### Instruction
Without the pictures, copy the entries below word for word.

[Excerpt from a dataset]
*-*-*

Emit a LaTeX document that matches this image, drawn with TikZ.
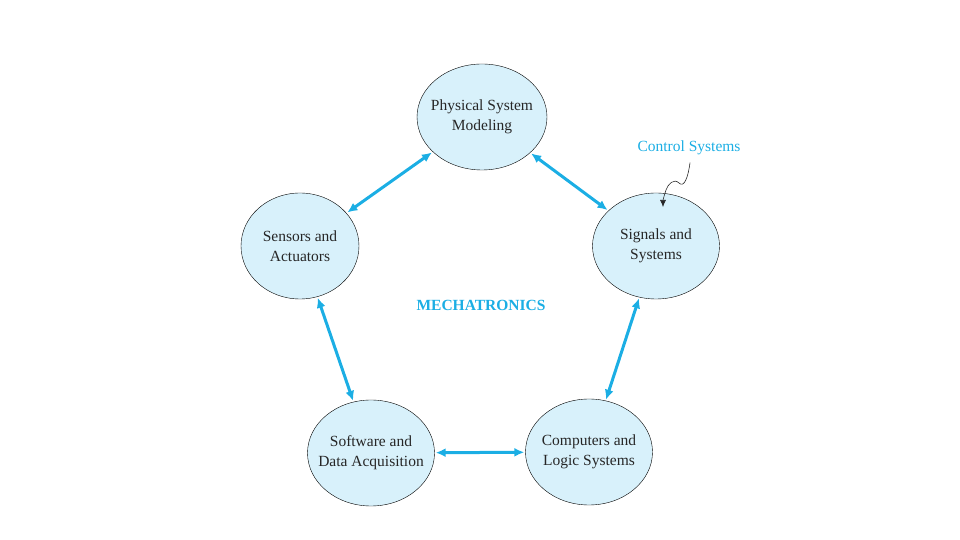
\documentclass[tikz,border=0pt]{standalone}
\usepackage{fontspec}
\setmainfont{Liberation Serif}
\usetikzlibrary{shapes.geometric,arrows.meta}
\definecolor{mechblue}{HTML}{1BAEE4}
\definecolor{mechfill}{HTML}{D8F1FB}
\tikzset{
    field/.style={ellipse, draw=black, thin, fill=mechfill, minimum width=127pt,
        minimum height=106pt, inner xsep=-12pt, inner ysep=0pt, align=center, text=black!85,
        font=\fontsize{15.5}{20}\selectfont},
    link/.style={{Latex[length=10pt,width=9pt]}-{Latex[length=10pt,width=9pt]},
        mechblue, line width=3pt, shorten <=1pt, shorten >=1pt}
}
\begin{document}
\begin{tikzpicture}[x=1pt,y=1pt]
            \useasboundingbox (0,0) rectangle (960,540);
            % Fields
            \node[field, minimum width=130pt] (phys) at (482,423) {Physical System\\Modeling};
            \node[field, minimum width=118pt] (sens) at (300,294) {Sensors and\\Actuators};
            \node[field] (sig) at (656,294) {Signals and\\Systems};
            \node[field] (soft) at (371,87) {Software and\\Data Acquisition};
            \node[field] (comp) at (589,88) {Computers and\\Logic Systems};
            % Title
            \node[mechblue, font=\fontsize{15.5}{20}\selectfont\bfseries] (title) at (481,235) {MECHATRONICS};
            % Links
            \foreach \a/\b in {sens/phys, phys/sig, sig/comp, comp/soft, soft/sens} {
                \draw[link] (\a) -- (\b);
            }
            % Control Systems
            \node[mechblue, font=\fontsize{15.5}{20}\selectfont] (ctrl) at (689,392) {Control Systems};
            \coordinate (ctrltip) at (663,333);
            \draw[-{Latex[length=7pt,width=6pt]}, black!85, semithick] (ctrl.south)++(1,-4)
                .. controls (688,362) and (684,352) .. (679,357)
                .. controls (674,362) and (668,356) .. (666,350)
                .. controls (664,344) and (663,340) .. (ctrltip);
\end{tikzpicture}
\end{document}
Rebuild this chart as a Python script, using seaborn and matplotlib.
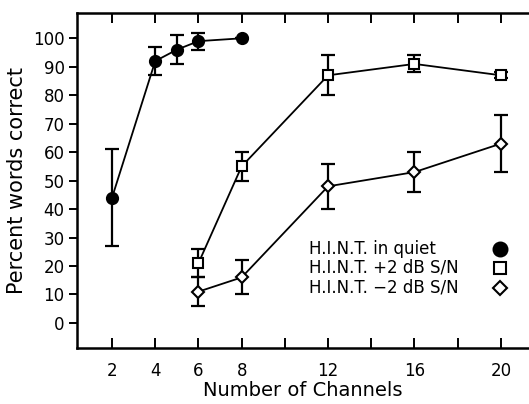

*-*-*

### Final answer
Emit a LaTeX document that matches this image, drawn with TikZ.
\documentclass[tikz,border=0pt]{standalone}
\usepackage{fontspec}
\setmainfont{Liberation Serif}
\usetikzlibrary{shapes.geometric,arrows.meta}
\definecolor{mechblue}{HTML}{1BAEE4}
\definecolor{mechfill}{HTML}{D8F1FB}
\tikzset{
    field/.style={ellipse, draw=black, thin, fill=mechfill, minimum width=127pt,
        minimum height=106pt, inner xsep=-12pt, inner ysep=0pt, align=center, text=black!85,
        font=\fontsize{15.5}{20}\selectfont},
    link/.style={{Latex[length=10pt,width=9pt]}-{Latex[length=10pt,width=9pt]},
        mechblue, line width=3pt, shorten <=1pt, shorten >=1pt}
}
\begin{document}
\begin{tikzpicture}[x=1pt,y=1pt]
            \useasboundingbox (0,0) rectangle (960,540);
            % Fields
            \node[field, minimum width=130pt] (phys) at (482,423) {Physical System\\Modeling};
            \node[field, minimum width=118pt] (sens) at (300,294) {Sensors and\\Actuators};
            \node[field] (sig) at (656,294) {Signals and\\Systems};
            \node[field] (soft) at (371,87) {Software and\\Data Acquisition};
            \node[field] (comp) at (589,88) {Computers and\\Logic Systems};
            % Title
            \node[mechblue, font=\fontsize{15.5}{20}\selectfont\bfseries] (title) at (481,235) {MECHATRONICS};
            % Links
            \foreach \a/\b in {sens/phys, phys/sig, sig/comp, comp/soft, soft/sens} {
                \draw[link] (\a) -- (\b);
            }
            % Control Systems
            \node[mechblue, font=\fontsize{15.5}{20}\selectfont] (ctrl) at (689,392) {Control Systems};
            \coordinate (ctrltip) at (663,333);
            \draw[-{Latex[length=7pt,width=6pt]}, black!85, semithick] (ctrl.south)++(1,-4)
                .. controls (688,362) and (684,352) .. (679,357)
                .. controls (674,362) and (668,356) .. (666,350)
                .. controls (664,344) and (663,340) .. (ctrltip);
\end{tikzpicture}
\end{document}
Rebuild this chart as a Python script, using seaborn and matplotlib.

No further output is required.